We commonly associate the term ‘Blockchain’ with BitCoin and cryptocurrencies. But is that all to it? Not so.
So quick question, anyone here really know what Blockchain really is? Or does anyone think it’s some fancy new technology that Bitcoin uses?
Like, it’s just some code. Who cares what it really is, amirite?
While Blockchain is commonly associated with cryptocurrencies, its uses far outstrip that singular point. Malaysia, like many other countries, is now seeing the benefits of the tech and are slowly starting to adopt it for their own uses.
But first, what is Blockchain?
Blockchain is a cryptographic distributed ledger that is comprised of immutable, digitally recorded data in packages called blocks that are ‘chained’ together so that it can be shared and accessed by anyone (the public) with the appropriate permissions, or the ‘key’.
In layman terms, it means that the digital information aka the ‘block’ that is stored in a public database – ‘the chain’. Block and chain. These ‘blocks’ will then store information like transaction dates, time, purchase and amount in it with a corresponding unique digital signature.
These blocks are then strung together, creating a chain of information stored in a shared database that’s stored across many different locations, without a centralised version, making it vastly more secure than other forms of storage. The decentralised ledger also becomes a system for recording and managing property rights as well as enabling the smart contracts to be duplicated if records or the smart key is lost.
Blockchain: A Critical Development in Malaysia
Malaysia needs to take advantage of this new form of technology by exploring the potential application within its markets, although admittedly it is lagging behind in its adoption compared to other countries.
Currently, the country does not have any regulations or an outright ban on the new tech and its application.
Instead, the Securities Commission Malaysia (SC) has taken steps to incorporate a pilot project involving blockchain, it shows that it’s a good sign of the development in our nation.
SC will use the technology to provide more clarity for OTC, and unlisted market space which is largely considered to be vague due to the lack of information available currently.

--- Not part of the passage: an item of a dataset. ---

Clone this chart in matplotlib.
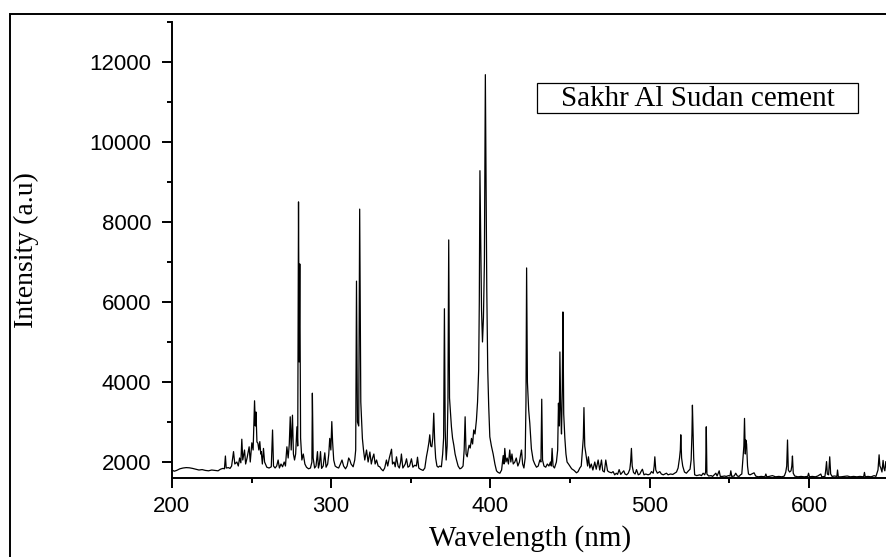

The SC Chairman, Tan Sri Ranjit Singh has also mentioned that they would be further working closely with Bank Negara Malaysia in developing a framework for blockchain that will regulations and guidelines.
Other than that, key sectors in Malaysia, such as the financial and agricultural sector are starting to adopt the tech for further enhance their operation, productivity and efficiency.
Blockchain Revolutionising Financial Sector
Admittedly, the best use for the tech is in finance and security systems, such as international remittances and banking. The tech’s decentralised system acts as a real-time transaction service, reducing the need for banks to act as an intermediary and reducing the time spent on each transaction from days to mere seconds.
Maybank CEO Datuk Abdul Farid Alias has voiced tentative hope that the tech will be useful in the future, noting that it is an exciting opportunity but remains impractical at the moment.
“In fact, we have tested blockchain in Maybank and it works like [a] charm,” he says.
Another area under the financial sector that has high potential to grow with the adoption of blockchain technology is Islamic banking.
The Syariah-compliant banking, accounts for 28% of the country’s financial sector, with the country aiming to grow that to over 40% in the coming years.
Under the Syariah law, it is forbidden to collect interest, and any debt created must be backed by material goods such as gold. Blockchain, with its strong anti-hacking defences can help mitigate these costs while allowing banks to remain compliant to Islamic laws.
Still, there are tentative acceptance within the wider Islamic banking community as firms in Dubai and the Middle East are looking to peg physical gold to cryptocurrency units as a workaround.
Solving An Ethical Dilemma In Agricultural Sector
Another interesting use for blockchain is in the agricultural sector, specifically, the palm oil industry. The palm oil industry has been a contentious one, with many in the western world condemning its existence due to illegal land and forest clearing and its effect on the environment.
However, palm oil is the country’s biggest export, accounting for nearly half the agricultural income generated.
With such heavy reliance on palm oil, the Malaysian government is looking into regulating the industry. One of the ways suggested by recent news reports are via certification for its products and allowing it to be done so on blockchain.
Besides allowing an automatic end-to-end tracking across the value chain, the tech will enable digital identity tracking which is traceable, with immutable data records, transparency for stakeholders and also gives accurate information to end consumers.
The industry will also benefit as Managing Partner of Lardi & Partner Consulting GmbH, Strategy and Business Advisory, Kamales Lardi says small stakeholders will gain irrefutable credibility as a sustainable supplier of palm oil and reduce costs and production waste while increasing production through a real-time infrastructure.